= 1797 Batavian Republic constitutional referendum =

1797 referendum on the constitution of the Batavian Republic

A referendum on the constitution of the Batavian Republic was held on August 8, 1797. The draft constitution was rejected, eventually culminating in a coup d'état.

==Background==
Following the French Revolution, the Patriots brought an end to the rule of stadtholder William V in the Dutch Republic, with support from the French army. They proclaimed the Batavian Republic, and established the National Assembly to draft a constitution, which would be put to a referendum. Its members disagreed about the extent of suffrage and about whether to organise the republic as a federal or unitary state. The Patriots had originally supported a federal state with autonomy for the provinces, but some wanted to emulate the unitary model of the French First Republic with a strong central government. After two years of debate, a draft constitution with compromises was completed on May 10, 1797.

==Results==

Official results
| Choice | Votes | % |
|---|---|---|
| For | 27,955 | 20.45 |
| Against | 108,761 | 79.55 |
| Total | 136,716 | 100 |
| Registered voters/turnout | ~400,000 | – |

==Aftermath==
The draft constitution had been rejected by almost eighty percent, which meant that a new Constitution would have to be drafted.

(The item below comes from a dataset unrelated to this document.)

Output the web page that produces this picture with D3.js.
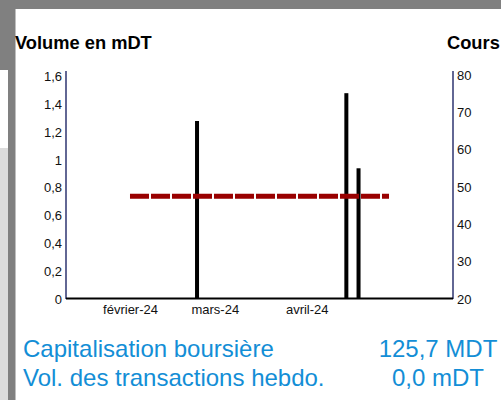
<!DOCTYPE html>
<html><head><meta charset="utf-8">
<script src="https://cdn.jsdelivr.net/npm/d3@7"></script>
<style>body{margin:0;background:#fff}svg{display:block}</style>
</head><body>
<svg id="c" width="501" height="400"></svg>
<script>
const volumeDates = ["2024-03-03","2024-04-21","2024-04-25"];
const volumeValues = [1.28, 1.48, 0.94];
const priceDates = ["2024-02-10","2024-02-17","2024-02-24","2024-03-02","2024-03-09","2024-03-16","2024-03-23","2024-03-30","2024-04-06","2024-04-13","2024-04-20","2024-04-27","2024-05-05"];
const priceValues = [47.5,47.5,47.5,47.5,47.5,47.5,47.5,47.5,47.5,47.5,47.5,47.5,47.5];
const monthTicks = ["2024-02-01","2024-03-01","2024-04-01"];
const monthLabels = ["février-24","mars-24","avril-24"];
const leftTicks = [0,0.2,0.4,0.6,0.8,1,1.2,1.4,1.6];
const rightTicks = [20,30,40,50,60,70,80];
const infoLabels = ["Capitalisation boursière","Vol. des transactions hebdo."];
const infoValues = ["125,7 MDT","0,0 mDT"];

const svg = d3.select("#c");
const font = "Liberation Sans, Arial, sans-serif";
// frame background
svg.append("rect").attr("x",0).attr("y",0).attr("width",501).attr("height",9).attr("fill","#808080");
svg.append("rect").attr("x",0).attr("y",0).attr("width",8).attr("height",70).attr("fill","#808080");
svg.append("rect").attr("x",0).attr("y",148).attr("width",8).attr("height",252).attr("fill","#dcdcdc");
svg.append("rect").attr("x",8).attr("y",0).attr("width",7.5).attr("height",400).attr("fill","#808080");

const parse = d3.timeParse("%Y-%m-%d");
const x = d3.scaleTime().domain([parse("2024-01-20"), parse("2024-05-26")]).range([66, 453]);
const yL = d3.scaleLinear().domain([0,1.6]).range([299,76.5]);
const yR = d3.scaleLinear().domain([20,80]).range([299,75]);

// titles
svg.append("text").attr("x",15).attr("y",49).attr("font-family",font).attr("font-weight","bold").attr("font-size",18.3).attr("fill","#000").text("Volume en mDT");
svg.append("text").attr("x",447).attr("y",49).attr("font-family",font).attr("font-weight","bold").attr("font-size",18.3).attr("fill","#000").text("Cours");

// bars
const bw = 4;
svg.append("g").selectAll("rect").data(volumeDates.map((d,i)=>({d:parse(d),v:volumeValues[i]})))
  .join("rect").attr("x",d=>x(d.d)-bw/2).attr("width",bw)
  .attr("y",d=>yL(d.v)).attr("height",d=>yL(0)-yL(d.v)).attr("fill","#000");

// price line
const line = d3.line().x(d=>x(d.d)).y(d=>yR(d.v));
svg.append("path").datum(priceDates.map((d,i)=>({d:parse(d),v:priceValues[i]})))
  .attr("d",line).attr("fill","none").attr("stroke","#990000").attr("stroke-width",5)
  .attr("stroke-dasharray","19,2");

// left axis
const gL = svg.append("g").attr("transform","translate(66,0)")
  .call(d3.axisLeft(yL).tickValues(leftTicks).tickSize(0).tickPadding(4).tickFormat(d=>String(d).replace(".",",")));
gL.select(".domain").remove();
gL.selectAll("text").attr("font-family",font).attr("font-size",13).attr("fill","#111");
svg.append("line").attr("x1",66).attr("x2",66).attr("y1",71).attr("y2",299).attr("stroke","#2e3470").attr("stroke-width",1.5);

// right axis
const gR = svg.append("g").attr("transform","translate(453,0)")
  .call(d3.axisRight(yR).tickValues(rightTicks).tickSize(0).tickPadding(4));
gR.select(".domain").remove();
gR.selectAll("text").attr("font-family",font).attr("font-size",13).attr("fill","#111");
svg.append("line").attr("x1",453).attr("x2",453).attr("y1",71).attr("y2",299).attr("stroke","#2e3470").attr("stroke-width",1.5);

// bottom axis
const gB = svg.append("g").attr("transform","translate(0,299)")
  .call(d3.axisBottom(x).tickValues(monthTicks.map(parse)).tickSize(0).tickPadding(6)
    .tickFormat((d,i)=>monthLabels[i]));
gB.select(".domain").remove();
gB.selectAll("text").attr("font-family",font).attr("font-size",13).attr("fill","#111").attr("text-anchor","start");
svg.append("line").attr("x1",66).attr("x2",453).attr("y1",298.5).attr("y2",298.5).attr("stroke","#000").attr("stroke-width",2);

// info
infoLabels.forEach((t,i)=>{
  svg.append("text").attr("x",23).attr("y",357+i*29).attr("font-family",font).attr("font-size",24).attr("fill","#138ed6").text(t);
  svg.append("text").attr("x",438).attr("y",357+i*29).attr("text-anchor","middle").attr("font-family",font).attr("font-size",24).attr("fill","#138ed6").text(infoValues[i]);
});
</script>
</body></html>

In the elections for the National Assembly a few months later, the supporters of a unitary state won the majority, but the supporters of a federal state retained the majority in the constitutional commission. Meanwhile, in France, the radicals led by Pierre Augereau had seized power. With French help, the radical unitarists staged a coup d'état in January 1798. A new draft constitution, establishing a unitary republic, was quickly adopted in the National Assembly. The Constitution for the Batavian People was approved in a referendum on April 23, 1798.